En raison de la dégradation du contexte économique, Pierre Puybasset souligne que la Banque Centrale Européenne pourrait se montrer moins agressive, même si un abandon des taux négatif est néanmoins attendu d’ici la fin de l’année. Mais la récession pourrait également toucher les Etats-Unis. « Sur les 14 cycles de hausse de taux aux Etats-Unis depuis la Seconde Guerre Mondiale, 11 se sont terminés sur une récession. La probabilité d’un tel événement à augmenté à 35% pour un horizon de deux ans ».
Pour autant, il souligne qu’en dépit de la hausse des rendements obligataires, le niveau de l’inflation est aujourd’hui tel que les taux réels restent extrêmement négatif. « Un bonne explication de la résistance des cours est qu’il n’existe toujours pas d’alternative crédible aux actions pour les investisseurs, avec des flux entrants qui sont restés très vigoureux depuis le début 2022 ».
Particulier américain
Pour les trois prochains mois, David Kruk s’attend à ce que les grands indices continuent à évoluer dans une bande de fluctuation, sans avoir un effondrement ou une explosion des cours. « Personne n’a aujourd’hui intérêt à provoquer un effondrement des cours, qui placerait le consommateur américain en défaut, mais la Fed a clairement intérêt à provoquer un dégonflement lent de la bulle financière ».

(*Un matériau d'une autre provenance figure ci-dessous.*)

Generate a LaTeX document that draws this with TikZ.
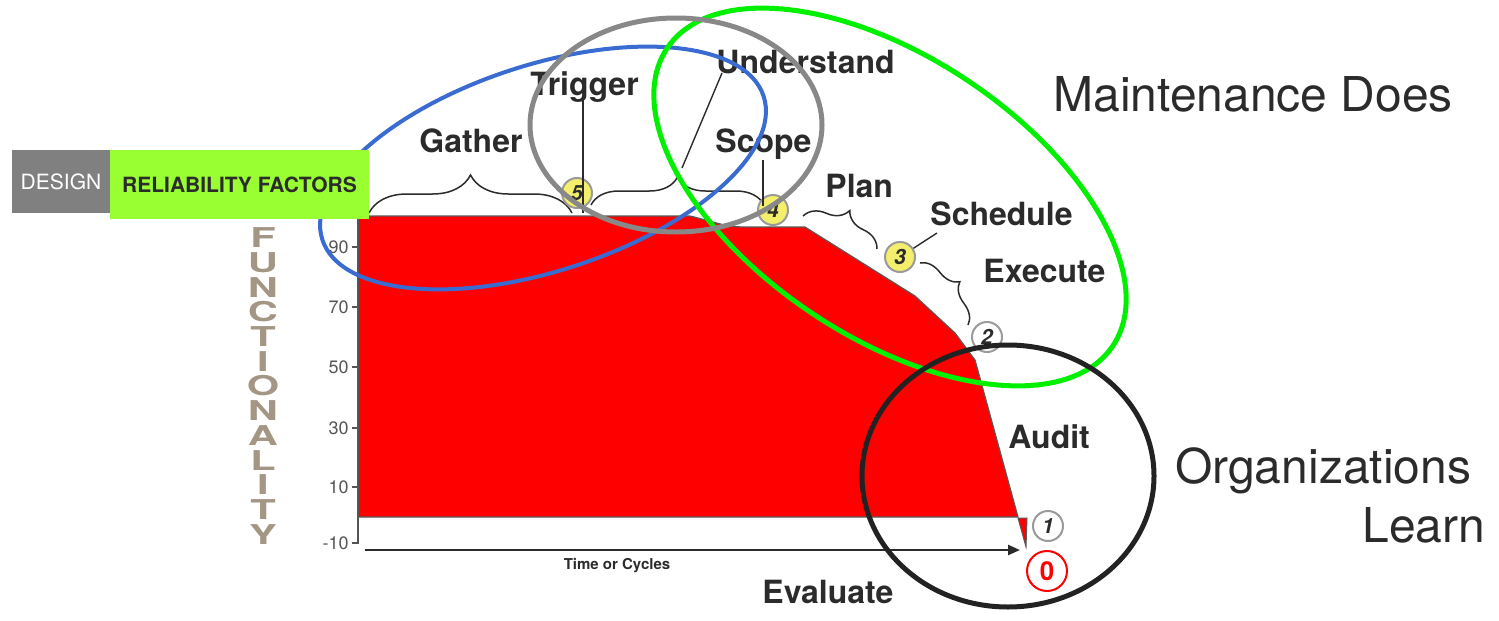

Il indique qu’un facteur à regarder durant les prochaines semaines va être la direction des flux pour les particuliers américains. « Ils représentent aujourd’hui 30% du volume échangé sur l’indice S&P500. Leurs achats ont permis de soutenir les actions américaines durant les derniers mois. Toutefois, depuis deux semaines, les volumes se sont inversés car ils devaient payer leurs taxes mi-avril (400 milliards de dollars). Il sera intéressant de voir s’ils vont revenir, d’autant qu’ils disposent encore de moyens très importants sur leurs comptes bancaires (estimés à plus de 5.000 milliards de dollars) ».